begin GIVEN DATA
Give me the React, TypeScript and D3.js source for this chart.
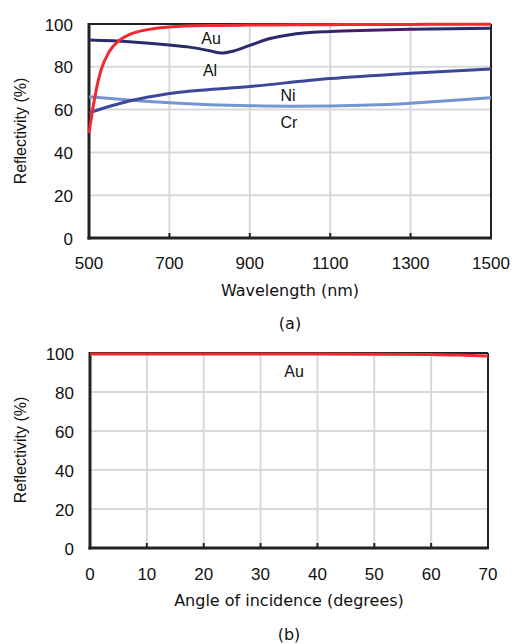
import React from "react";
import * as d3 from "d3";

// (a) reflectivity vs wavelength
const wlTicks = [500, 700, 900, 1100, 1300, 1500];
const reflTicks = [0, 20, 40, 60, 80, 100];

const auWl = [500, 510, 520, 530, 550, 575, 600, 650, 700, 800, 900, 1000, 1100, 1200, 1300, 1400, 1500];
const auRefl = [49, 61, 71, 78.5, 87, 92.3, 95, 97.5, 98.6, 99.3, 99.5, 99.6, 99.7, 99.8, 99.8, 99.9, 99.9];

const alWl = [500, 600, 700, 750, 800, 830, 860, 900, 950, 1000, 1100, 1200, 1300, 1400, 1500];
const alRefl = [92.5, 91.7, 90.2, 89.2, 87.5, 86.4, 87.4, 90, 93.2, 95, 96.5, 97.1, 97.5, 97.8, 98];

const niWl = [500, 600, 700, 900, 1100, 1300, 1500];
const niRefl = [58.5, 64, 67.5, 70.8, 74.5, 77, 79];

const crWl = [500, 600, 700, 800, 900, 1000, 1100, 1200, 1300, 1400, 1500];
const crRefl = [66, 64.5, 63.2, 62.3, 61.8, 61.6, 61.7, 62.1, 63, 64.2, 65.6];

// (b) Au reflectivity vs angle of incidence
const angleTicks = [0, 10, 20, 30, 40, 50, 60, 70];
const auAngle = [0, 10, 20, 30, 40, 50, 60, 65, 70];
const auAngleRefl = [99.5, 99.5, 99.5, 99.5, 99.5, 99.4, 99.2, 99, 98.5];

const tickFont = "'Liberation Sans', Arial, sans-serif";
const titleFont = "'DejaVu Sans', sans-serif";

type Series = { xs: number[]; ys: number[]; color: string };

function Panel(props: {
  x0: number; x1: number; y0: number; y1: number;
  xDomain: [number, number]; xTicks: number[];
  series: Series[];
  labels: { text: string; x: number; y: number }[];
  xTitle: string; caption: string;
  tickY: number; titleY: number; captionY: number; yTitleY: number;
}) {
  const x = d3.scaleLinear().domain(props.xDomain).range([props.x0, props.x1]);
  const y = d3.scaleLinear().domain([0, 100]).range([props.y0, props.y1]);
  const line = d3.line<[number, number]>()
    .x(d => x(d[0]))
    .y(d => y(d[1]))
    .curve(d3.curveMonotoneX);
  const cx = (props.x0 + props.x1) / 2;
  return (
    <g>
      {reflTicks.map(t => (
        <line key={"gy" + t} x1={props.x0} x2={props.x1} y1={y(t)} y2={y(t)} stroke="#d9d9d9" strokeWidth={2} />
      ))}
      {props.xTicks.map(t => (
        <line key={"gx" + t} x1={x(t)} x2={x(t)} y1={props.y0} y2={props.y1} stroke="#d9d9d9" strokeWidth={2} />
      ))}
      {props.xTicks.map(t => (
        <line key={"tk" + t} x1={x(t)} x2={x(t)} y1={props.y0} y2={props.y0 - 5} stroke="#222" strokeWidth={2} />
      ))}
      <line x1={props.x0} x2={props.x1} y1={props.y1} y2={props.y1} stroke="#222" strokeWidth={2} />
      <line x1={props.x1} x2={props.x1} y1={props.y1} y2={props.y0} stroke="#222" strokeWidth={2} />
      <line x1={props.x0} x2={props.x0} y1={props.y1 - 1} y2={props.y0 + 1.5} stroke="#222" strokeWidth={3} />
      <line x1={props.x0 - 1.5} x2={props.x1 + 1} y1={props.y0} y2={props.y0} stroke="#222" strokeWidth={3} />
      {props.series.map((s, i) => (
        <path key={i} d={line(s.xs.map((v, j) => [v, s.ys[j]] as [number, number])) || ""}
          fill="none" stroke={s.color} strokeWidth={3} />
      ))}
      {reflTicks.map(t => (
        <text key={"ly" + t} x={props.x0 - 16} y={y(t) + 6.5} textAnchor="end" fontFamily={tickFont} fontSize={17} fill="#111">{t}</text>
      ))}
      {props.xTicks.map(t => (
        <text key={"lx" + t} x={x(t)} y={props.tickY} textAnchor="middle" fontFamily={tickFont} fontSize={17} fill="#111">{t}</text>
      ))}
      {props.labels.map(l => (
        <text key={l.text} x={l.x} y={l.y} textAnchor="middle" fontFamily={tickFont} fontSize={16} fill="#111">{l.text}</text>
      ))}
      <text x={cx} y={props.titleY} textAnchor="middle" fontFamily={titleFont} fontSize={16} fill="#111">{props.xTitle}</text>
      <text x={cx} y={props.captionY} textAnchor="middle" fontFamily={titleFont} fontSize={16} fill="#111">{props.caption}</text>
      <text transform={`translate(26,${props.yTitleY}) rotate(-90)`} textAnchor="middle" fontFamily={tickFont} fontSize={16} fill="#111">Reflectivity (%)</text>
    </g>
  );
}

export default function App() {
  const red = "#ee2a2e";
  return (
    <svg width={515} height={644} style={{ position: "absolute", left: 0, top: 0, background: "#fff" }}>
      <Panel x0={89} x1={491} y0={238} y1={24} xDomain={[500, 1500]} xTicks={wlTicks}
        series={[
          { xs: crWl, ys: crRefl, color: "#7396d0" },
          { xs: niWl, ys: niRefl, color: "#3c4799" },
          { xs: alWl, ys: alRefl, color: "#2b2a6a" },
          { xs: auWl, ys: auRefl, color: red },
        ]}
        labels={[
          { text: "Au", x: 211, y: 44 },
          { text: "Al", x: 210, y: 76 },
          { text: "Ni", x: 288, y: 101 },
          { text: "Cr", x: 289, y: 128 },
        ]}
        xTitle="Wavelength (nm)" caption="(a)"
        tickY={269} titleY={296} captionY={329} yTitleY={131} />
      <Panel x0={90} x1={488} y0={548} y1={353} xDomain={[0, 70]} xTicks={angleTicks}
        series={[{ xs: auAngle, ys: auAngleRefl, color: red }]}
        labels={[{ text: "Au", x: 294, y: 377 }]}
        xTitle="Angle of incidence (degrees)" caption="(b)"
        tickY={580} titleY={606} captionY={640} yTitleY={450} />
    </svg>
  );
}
end GIVEN DATA
[TASK PROMPT]: Write out the whole listing exactly, and drop the pictures.

[TASK RESPONSE]:
Give me the React, TypeScript and D3.js source for this chart.
import React from "react";
import * as d3 from "d3";

// (a) reflectivity vs wavelength
const wlTicks = [500, 700, 900, 1100, 1300, 1500];
const reflTicks = [0, 20, 40, 60, 80, 100];

const auWl = [500, 510, 520, 530, 550, 575, 600, 650, 700, 800, 900, 1000, 1100, 1200, 1300, 1400, 1500];
const auRefl = [49, 61, 71, 78.5, 87, 92.3, 95, 97.5, 98.6, 99.3, 99.5, 99.6, 99.7, 99.8, 99.8, 99.9, 99.9];

const alWl = [500, 600, 700, 750, 800, 830, 860, 900, 950, 1000, 1100, 1200, 1300, 1400, 1500];
const alRefl = [92.5, 91.7, 90.2, 89.2, 87.5, 86.4, 87.4, 90, 93.2, 95, 96.5, 97.1, 97.5, 97.8, 98];

const niWl = [500, 600, 700, 900, 1100, 1300, 1500];
const niRefl = [58.5, 64, 67.5, 70.8, 74.5, 77, 79];

const crWl = [500, 600, 700, 800, 900, 1000, 1100, 1200, 1300, 1400, 1500];
const crRefl = [66, 64.5, 63.2, 62.3, 61.8, 61.6, 61.7, 62.1, 63, 64.2, 65.6];

// (b) Au reflectivity vs angle of incidence
const angleTicks = [0, 10, 20, 30, 40, 50, 60, 70];
const auAngle = [0, 10, 20, 30, 40, 50, 60, 65, 70];
const auAngleRefl = [99.5, 99.5, 99.5, 99.5, 99.5, 99.4, 99.2, 99, 98.5];

const tickFont = "'Liberation Sans', Arial, sans-serif";
const titleFont = "'DejaVu Sans', sans-serif";

type Series = { xs: number[]; ys: number[]; color: string };

function Panel(props: {
  x0: number; x1: number; y0: number; y1: number;
  xDomain: [number, number]; xTicks: number[];
  series: Series[];
  labels: { text: string; x: number; y: number }[];
  xTitle: string; caption: string;
  tickY: number; titleY: number; captionY: number; yTitleY: number;
}) {
  const x = d3.scaleLinear().domain(props.xDomain).range([props.x0, props.x1]);
  const y = d3.scaleLinear().domain([0, 100]).range([props.y0, props.y1]);
  const line = d3.line<[number, number]>()
    .x(d => x(d[0]))
    .y(d => y(d[1]))
    .curve(d3.curveMonotoneX);
  const cx = (props.x0 + props.x1) / 2;
  return (
    <g>
      {reflTicks.map(t => (
        <line key={"gy" + t} x1={props.x0} x2={props.x1} y1={y(t)} y2={y(t)} stroke="#d9d9d9" strokeWidth={2} />
      ))}
      {props.xTicks.map(t => (
        <line key={"gx" + t} x1={x(t)} x2={x(t)} y1={props.y0} y2={props.y1} stroke="#d9d9d9" strokeWidth={2} />
      ))}
      {props.xTicks.map(t => (
        <line key={"tk" + t} x1={x(t)} x2={x(t)} y1={props.y0} y2={props.y0 - 5} stroke="#222" strokeWidth={2} />
      ))}
      <line x1={props.x0} x2={props.x1} y1={props.y1} y2={props.y1} stroke="#222" strokeWidth={2} />
      <line x1={props.x1} x2={props.x1} y1={props.y1} y2={props.y0} stroke="#222" strokeWidth={2} />
      <line x1={props.x0} x2={props.x0} y1={props.y1 - 1} y2={props.y0 + 1.5} stroke="#222" strokeWidth={3} />
      <line x1={props.x0 - 1.5} x2={props.x1 + 1} y1={props.y0} y2={props.y0} stroke="#222" strokeWidth={3} />
      {props.series.map((s, i) => (
        <path key={i} d={line(s.xs.map((v, j) => [v, s.ys[j]] as [number, number])) || ""}
          fill="none" stroke={s.color} strokeWidth={3} />
      ))}
      {reflTicks.map(t => (
        <text key={"ly" + t} x={props.x0 - 16} y={y(t) + 6.5} textAnchor="end" fontFamily={tickFont} fontSize={17} fill="#111">{t}</text>
      ))}
      {props.xTicks.map(t => (
        <text key={"lx" + t} x={x(t)} y={props.tickY} textAnchor="middle" fontFamily={tickFont} fontSize={17} fill="#111">{t}</text>
      ))}
      {props.labels.map(l => (
        <text key={l.text} x={l.x} y={l.y} textAnchor="middle" fontFamily={tickFont} fontSize={16} fill="#111">{l.text}</text>
      ))}
      <text x={cx} y={props.titleY} textAnchor="middle" fontFamily={titleFont} fontSize={16} fill="#111">{props.xTitle}</text>
      <text x={cx} y={props.captionY} textAnchor="middle" fontFamily={titleFont} fontSize={16} fill="#111">{props.caption}</text>
      <text transform={`translate(26,${props.yTitleY}) rotate(-90)`} textAnchor="middle" fontFamily={tickFont} fontSize={16} fill="#111">Reflectivity (%)</text>
    </g>
  );
}

export default function App() {
  const red = "#ee2a2e";
  return (
    <svg width={515} height={644} style={{ position: "absolute", left: 0, top: 0, background: "#fff" }}>
      <Panel x0={89} x1={491} y0={238} y1={24} xDomain={[500, 1500]} xTicks={wlTicks}
        series={[
          { xs: crWl, ys: crRefl, color: "#7396d0" },
          { xs: niWl, ys: niRefl, color: "#3c4799" },
          { xs: alWl, ys: alRefl, color: "#2b2a6a" },
          { xs: auWl, ys: auRefl, color: red },
        ]}
        labels={[
          { text: "Au", x: 211, y: 44 },
          { text: "Al", x: 210, y: 76 },
          { text: "Ni", x: 288, y: 101 },
          { text: "Cr", x: 289, y: 128 },
        ]}
        xTitle="Wavelength (nm)" caption="(a)"
        tickY={269} titleY={296} captionY={329} yTitleY={131} />
      <Panel x0={90} x1={488} y0={548} y1={353} xDomain={[0, 70]} xTicks={angleTicks}
        series={[{ xs: auAngle, ys: auAngleRefl, color: red }]}
        labels={[{ text: "Au", x: 294, y: 377 }]}
        xTitle="Angle of incidence (degrees)" caption="(b)"
        tickY={580} titleY={606} captionY={640} yTitleY={450} />
    </svg>
  );
}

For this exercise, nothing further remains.